(RECORD LIST)

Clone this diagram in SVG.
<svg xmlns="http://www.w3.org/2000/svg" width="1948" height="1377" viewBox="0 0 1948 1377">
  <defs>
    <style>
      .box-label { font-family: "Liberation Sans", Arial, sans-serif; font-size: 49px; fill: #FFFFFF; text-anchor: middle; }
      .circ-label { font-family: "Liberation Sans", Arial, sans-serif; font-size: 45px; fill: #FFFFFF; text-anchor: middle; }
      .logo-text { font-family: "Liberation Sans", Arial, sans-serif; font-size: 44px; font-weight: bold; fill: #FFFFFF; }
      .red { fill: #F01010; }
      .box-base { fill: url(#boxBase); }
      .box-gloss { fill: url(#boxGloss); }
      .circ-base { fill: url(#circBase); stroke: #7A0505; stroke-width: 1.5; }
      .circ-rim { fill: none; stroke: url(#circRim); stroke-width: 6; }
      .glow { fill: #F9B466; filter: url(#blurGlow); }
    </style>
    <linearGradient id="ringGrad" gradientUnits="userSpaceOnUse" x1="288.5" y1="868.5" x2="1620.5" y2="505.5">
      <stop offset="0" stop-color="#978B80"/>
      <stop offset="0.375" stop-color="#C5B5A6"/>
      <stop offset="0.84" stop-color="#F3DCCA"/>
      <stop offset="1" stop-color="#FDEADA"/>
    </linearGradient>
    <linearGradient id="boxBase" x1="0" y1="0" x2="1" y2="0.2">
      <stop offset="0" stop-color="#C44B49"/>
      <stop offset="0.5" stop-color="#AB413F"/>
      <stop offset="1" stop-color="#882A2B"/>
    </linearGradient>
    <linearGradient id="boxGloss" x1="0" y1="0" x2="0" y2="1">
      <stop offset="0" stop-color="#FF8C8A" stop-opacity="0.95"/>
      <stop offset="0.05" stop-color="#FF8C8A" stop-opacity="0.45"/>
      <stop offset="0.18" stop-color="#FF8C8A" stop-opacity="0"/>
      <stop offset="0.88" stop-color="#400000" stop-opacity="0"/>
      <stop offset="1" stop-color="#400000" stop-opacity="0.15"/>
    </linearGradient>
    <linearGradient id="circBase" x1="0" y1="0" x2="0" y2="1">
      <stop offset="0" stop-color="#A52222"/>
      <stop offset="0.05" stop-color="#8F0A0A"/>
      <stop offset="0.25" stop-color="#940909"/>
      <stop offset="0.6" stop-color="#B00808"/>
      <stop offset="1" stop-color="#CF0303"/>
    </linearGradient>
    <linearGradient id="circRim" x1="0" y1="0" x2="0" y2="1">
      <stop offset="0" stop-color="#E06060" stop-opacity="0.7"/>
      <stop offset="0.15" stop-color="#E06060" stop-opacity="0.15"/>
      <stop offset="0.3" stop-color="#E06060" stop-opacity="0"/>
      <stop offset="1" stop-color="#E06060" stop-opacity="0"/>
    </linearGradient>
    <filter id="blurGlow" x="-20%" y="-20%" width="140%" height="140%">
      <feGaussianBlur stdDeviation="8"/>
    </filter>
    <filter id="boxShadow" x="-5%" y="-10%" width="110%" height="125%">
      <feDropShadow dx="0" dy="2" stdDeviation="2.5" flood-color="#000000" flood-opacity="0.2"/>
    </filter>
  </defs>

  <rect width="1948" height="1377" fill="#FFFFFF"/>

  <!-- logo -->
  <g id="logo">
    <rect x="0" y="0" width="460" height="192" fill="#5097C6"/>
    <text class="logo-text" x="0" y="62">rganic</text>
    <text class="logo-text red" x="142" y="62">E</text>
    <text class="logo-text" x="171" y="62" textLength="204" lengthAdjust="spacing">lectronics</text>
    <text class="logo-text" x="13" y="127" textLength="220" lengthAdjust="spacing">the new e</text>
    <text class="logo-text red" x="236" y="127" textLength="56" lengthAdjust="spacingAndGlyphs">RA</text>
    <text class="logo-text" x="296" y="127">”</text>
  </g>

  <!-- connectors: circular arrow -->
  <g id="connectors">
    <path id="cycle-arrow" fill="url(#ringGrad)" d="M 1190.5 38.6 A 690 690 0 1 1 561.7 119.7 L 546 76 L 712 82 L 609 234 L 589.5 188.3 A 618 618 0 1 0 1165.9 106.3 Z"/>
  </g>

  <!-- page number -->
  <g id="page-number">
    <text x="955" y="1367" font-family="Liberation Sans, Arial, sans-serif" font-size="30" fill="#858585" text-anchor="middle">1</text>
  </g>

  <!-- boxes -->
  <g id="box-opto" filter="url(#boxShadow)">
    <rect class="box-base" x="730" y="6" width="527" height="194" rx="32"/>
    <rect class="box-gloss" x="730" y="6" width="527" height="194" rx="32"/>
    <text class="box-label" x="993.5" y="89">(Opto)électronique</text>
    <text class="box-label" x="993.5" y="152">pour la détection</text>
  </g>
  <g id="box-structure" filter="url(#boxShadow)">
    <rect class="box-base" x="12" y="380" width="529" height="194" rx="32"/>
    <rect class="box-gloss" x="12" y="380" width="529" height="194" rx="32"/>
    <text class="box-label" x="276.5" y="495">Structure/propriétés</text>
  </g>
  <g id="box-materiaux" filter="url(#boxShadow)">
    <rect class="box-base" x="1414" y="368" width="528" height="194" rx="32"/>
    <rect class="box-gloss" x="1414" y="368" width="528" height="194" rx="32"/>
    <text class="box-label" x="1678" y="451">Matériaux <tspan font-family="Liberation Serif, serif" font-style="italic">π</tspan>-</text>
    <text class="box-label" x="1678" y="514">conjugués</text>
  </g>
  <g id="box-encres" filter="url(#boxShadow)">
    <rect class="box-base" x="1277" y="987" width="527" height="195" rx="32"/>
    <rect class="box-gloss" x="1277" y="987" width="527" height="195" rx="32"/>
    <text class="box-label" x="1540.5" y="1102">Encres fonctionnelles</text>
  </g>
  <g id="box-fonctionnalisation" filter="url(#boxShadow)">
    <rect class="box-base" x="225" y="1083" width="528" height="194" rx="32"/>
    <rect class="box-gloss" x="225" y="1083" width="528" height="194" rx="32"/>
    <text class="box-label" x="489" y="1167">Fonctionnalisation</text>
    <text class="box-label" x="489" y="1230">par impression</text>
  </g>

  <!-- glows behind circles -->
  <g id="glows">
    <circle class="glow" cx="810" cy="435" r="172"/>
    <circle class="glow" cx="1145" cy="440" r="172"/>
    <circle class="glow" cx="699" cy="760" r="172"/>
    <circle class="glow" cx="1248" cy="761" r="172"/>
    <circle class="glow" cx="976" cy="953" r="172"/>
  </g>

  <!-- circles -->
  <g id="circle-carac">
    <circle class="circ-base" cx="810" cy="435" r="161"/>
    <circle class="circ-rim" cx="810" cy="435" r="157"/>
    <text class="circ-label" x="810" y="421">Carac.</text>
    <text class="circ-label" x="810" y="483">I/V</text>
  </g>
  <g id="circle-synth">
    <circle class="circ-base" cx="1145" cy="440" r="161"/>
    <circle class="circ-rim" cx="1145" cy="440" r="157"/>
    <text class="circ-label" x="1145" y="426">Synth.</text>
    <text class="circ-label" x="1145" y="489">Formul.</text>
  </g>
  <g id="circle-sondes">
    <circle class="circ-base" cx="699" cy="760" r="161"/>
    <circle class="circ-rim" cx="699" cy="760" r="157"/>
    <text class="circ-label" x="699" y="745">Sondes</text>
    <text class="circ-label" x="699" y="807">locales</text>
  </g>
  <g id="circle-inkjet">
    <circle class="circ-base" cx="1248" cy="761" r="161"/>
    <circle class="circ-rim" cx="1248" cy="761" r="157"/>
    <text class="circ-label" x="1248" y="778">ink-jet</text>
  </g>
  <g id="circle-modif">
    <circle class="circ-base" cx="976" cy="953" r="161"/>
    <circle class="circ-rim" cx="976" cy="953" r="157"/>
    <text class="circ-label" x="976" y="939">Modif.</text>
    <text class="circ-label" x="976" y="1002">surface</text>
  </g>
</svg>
...
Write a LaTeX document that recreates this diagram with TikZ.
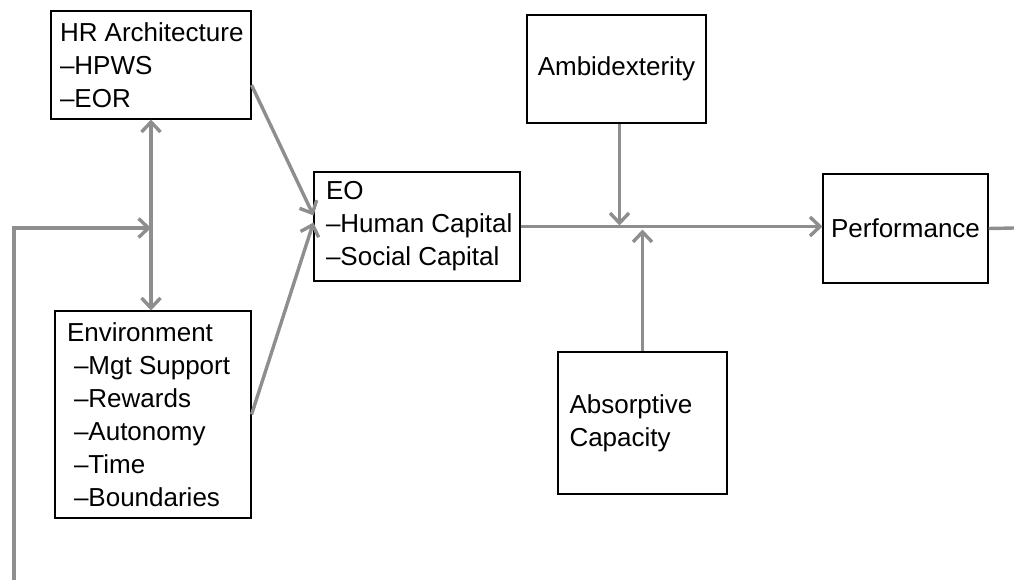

(REQUIREMENTS) Filter the listing above for the string "this" and copy every matching line.

(EXERCISE RESULT)
Clone this diagram in SVG.
Write a LaTeX document that recreates this diagram with TikZ.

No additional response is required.